• Challenge:
Reproduce every record exactly as it appears, but not the pictures.
=== Provided information ===
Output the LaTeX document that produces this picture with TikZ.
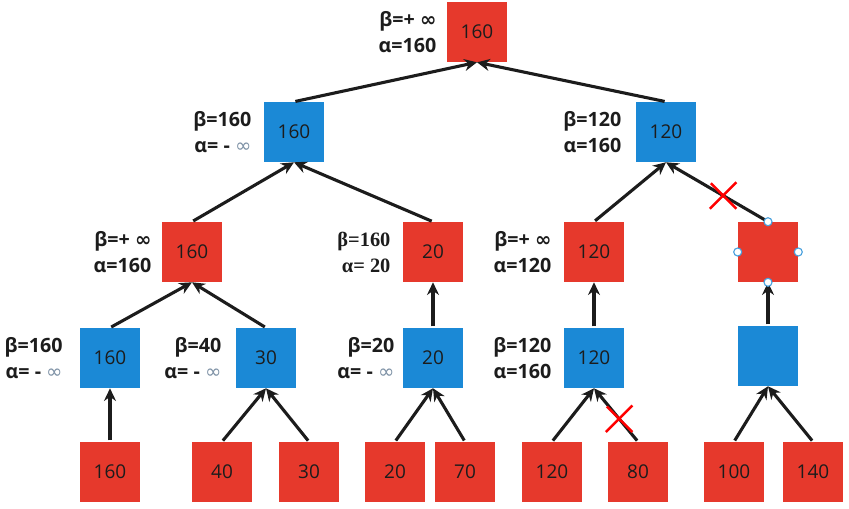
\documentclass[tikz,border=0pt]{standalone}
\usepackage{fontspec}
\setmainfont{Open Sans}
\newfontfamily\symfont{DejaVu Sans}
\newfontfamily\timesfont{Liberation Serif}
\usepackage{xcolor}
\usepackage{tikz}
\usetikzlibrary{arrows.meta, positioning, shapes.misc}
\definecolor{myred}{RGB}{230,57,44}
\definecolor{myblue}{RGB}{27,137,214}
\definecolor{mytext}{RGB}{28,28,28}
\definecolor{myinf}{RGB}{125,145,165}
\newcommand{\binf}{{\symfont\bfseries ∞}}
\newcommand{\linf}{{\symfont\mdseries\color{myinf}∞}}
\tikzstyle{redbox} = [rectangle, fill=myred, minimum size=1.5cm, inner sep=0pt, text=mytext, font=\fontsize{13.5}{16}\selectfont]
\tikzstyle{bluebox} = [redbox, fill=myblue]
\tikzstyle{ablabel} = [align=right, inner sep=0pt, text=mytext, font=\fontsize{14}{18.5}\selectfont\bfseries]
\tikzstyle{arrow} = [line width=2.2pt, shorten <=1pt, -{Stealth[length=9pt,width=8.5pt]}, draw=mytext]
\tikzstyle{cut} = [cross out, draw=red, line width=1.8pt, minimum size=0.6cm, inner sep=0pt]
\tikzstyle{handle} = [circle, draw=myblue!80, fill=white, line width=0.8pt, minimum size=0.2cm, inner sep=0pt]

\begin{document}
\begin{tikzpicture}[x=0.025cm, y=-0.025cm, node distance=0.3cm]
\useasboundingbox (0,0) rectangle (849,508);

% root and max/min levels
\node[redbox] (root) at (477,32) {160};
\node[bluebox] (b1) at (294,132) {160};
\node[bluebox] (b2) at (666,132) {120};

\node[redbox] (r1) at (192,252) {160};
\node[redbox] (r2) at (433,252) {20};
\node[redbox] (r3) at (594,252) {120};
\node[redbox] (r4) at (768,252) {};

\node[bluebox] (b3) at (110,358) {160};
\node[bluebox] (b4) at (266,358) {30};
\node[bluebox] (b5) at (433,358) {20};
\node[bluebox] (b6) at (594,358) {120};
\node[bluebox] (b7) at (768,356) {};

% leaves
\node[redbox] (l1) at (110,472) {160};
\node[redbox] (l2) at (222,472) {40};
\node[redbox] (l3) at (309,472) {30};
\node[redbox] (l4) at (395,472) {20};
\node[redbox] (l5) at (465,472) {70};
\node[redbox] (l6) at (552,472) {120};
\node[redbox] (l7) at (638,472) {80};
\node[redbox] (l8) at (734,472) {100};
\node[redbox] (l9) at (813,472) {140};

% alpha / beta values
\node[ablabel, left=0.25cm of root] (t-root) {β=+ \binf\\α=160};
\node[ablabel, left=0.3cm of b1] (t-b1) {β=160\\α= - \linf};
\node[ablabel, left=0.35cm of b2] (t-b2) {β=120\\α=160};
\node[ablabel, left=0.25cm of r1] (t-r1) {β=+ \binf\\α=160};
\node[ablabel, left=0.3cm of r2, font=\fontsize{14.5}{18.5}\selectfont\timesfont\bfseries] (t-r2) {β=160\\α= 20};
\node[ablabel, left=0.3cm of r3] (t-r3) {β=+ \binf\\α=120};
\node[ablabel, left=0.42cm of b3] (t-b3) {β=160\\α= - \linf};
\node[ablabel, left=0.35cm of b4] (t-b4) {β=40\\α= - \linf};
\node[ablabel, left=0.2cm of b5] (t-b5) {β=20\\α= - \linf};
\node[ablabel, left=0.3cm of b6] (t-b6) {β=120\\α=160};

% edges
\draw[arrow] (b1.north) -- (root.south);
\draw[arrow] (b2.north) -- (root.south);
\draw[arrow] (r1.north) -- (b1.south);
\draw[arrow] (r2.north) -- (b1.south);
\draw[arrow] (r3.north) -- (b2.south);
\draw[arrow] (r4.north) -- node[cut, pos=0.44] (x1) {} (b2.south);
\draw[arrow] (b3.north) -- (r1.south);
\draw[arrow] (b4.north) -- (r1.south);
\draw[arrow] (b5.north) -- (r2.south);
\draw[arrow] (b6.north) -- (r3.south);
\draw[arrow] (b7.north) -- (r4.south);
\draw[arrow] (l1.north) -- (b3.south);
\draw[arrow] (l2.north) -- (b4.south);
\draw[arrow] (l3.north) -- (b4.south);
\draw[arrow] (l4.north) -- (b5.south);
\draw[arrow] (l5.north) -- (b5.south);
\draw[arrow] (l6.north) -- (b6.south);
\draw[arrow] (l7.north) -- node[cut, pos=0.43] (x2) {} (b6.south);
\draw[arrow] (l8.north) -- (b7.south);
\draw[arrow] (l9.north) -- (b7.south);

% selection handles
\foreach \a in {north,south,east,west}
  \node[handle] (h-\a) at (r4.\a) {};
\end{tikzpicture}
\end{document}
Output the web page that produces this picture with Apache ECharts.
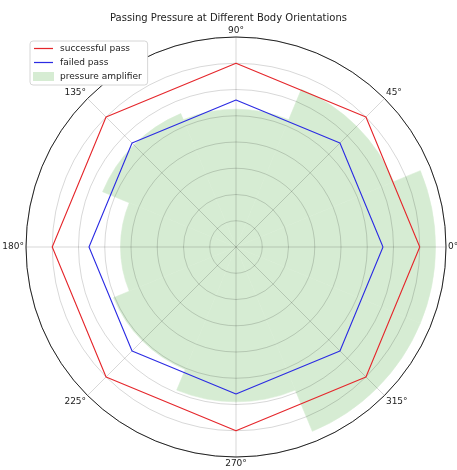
===
• Full answer:
Output the LaTeX document that produces this picture with TikZ.
\documentclass[tikz,border=0pt]{standalone}
\usepackage{fontspec}
\setmainfont{Open Sans}
\newfontfamily\symfont{DejaVu Sans}
\newfontfamily\timesfont{Liberation Serif}
\usepackage{xcolor}
\usepackage{tikz}
\usetikzlibrary{arrows.meta, positioning, shapes.misc}
\definecolor{myred}{RGB}{230,57,44}
\definecolor{myblue}{RGB}{27,137,214}
\definecolor{mytext}{RGB}{28,28,28}
\definecolor{myinf}{RGB}{125,145,165}
\newcommand{\binf}{{\symfont\bfseries ∞}}
\newcommand{\linf}{{\symfont\mdseries\color{myinf}∞}}
\tikzstyle{redbox} = [rectangle, fill=myred, minimum size=1.5cm, inner sep=0pt, text=mytext, font=\fontsize{13.5}{16}\selectfont]
\tikzstyle{bluebox} = [redbox, fill=myblue]
\tikzstyle{ablabel} = [align=right, inner sep=0pt, text=mytext, font=\fontsize{14}{18.5}\selectfont\bfseries]
\tikzstyle{arrow} = [line width=2.2pt, shorten <=1pt, -{Stealth[length=9pt,width=8.5pt]}, draw=mytext]
\tikzstyle{cut} = [cross out, draw=red, line width=1.8pt, minimum size=0.6cm, inner sep=0pt]
\tikzstyle{handle} = [circle, draw=myblue!80, fill=white, line width=0.8pt, minimum size=0.2cm, inner sep=0pt]

\begin{document}
\begin{tikzpicture}[x=0.025cm, y=-0.025cm, node distance=0.3cm]
\useasboundingbox (0,0) rectangle (849,508);

% root and max/min levels
\node[redbox] (root) at (477,32) {160};
\node[bluebox] (b1) at (294,132) {160};
\node[bluebox] (b2) at (666,132) {120};

\node[redbox] (r1) at (192,252) {160};
\node[redbox] (r2) at (433,252) {20};
\node[redbox] (r3) at (594,252) {120};
\node[redbox] (r4) at (768,252) {};

\node[bluebox] (b3) at (110,358) {160};
\node[bluebox] (b4) at (266,358) {30};
\node[bluebox] (b5) at (433,358) {20};
\node[bluebox] (b6) at (594,358) {120};
\node[bluebox] (b7) at (768,356) {};

% leaves
\node[redbox] (l1) at (110,472) {160};
\node[redbox] (l2) at (222,472) {40};
\node[redbox] (l3) at (309,472) {30};
\node[redbox] (l4) at (395,472) {20};
\node[redbox] (l5) at (465,472) {70};
\node[redbox] (l6) at (552,472) {120};
\node[redbox] (l7) at (638,472) {80};
\node[redbox] (l8) at (734,472) {100};
\node[redbox] (l9) at (813,472) {140};

% alpha / beta values
\node[ablabel, left=0.25cm of root] (t-root) {β=+ \binf\\α=160};
\node[ablabel, left=0.3cm of b1] (t-b1) {β=160\\α= - \linf};
\node[ablabel, left=0.35cm of b2] (t-b2) {β=120\\α=160};
\node[ablabel, left=0.25cm of r1] (t-r1) {β=+ \binf\\α=160};
\node[ablabel, left=0.3cm of r2, font=\fontsize{14.5}{18.5}\selectfont\timesfont\bfseries] (t-r2) {β=160\\α= 20};
\node[ablabel, left=0.3cm of r3] (t-r3) {β=+ \binf\\α=120};
\node[ablabel, left=0.42cm of b3] (t-b3) {β=160\\α= - \linf};
\node[ablabel, left=0.35cm of b4] (t-b4) {β=40\\α= - \linf};
\node[ablabel, left=0.2cm of b5] (t-b5) {β=20\\α= - \linf};
\node[ablabel, left=0.3cm of b6] (t-b6) {β=120\\α=160};

% edges
\draw[arrow] (b1.north) -- (root.south);
\draw[arrow] (b2.north) -- (root.south);
\draw[arrow] (r1.north) -- (b1.south);
\draw[arrow] (r2.north) -- (b1.south);
\draw[arrow] (r3.north) -- (b2.south);
\draw[arrow] (r4.north) -- node[cut, pos=0.44] (x1) {} (b2.south);
\draw[arrow] (b3.north) -- (r1.south);
\draw[arrow] (b4.north) -- (r1.south);
\draw[arrow] (b5.north) -- (r2.south);
\draw[arrow] (b6.north) -- (r3.south);
\draw[arrow] (b7.north) -- (r4.south);
\draw[arrow] (l1.north) -- (b3.south);
\draw[arrow] (l2.north) -- (b4.south);
\draw[arrow] (l3.north) -- (b4.south);
\draw[arrow] (l4.north) -- (b5.south);
\draw[arrow] (l5.north) -- (b5.south);
\draw[arrow] (l6.north) -- (b6.south);
\draw[arrow] (l7.north) -- node[cut, pos=0.43] (x2) {} (b6.south);
\draw[arrow] (l8.north) -- (b7.south);
\draw[arrow] (l9.north) -- (b7.south);

% selection handles
\foreach \a in {north,south,east,west}
  \node[handle] (h-\a) at (r4.\a) {};
\end{tikzpicture}
\end{document}
Output the web page that produces this picture with Apache ECharts.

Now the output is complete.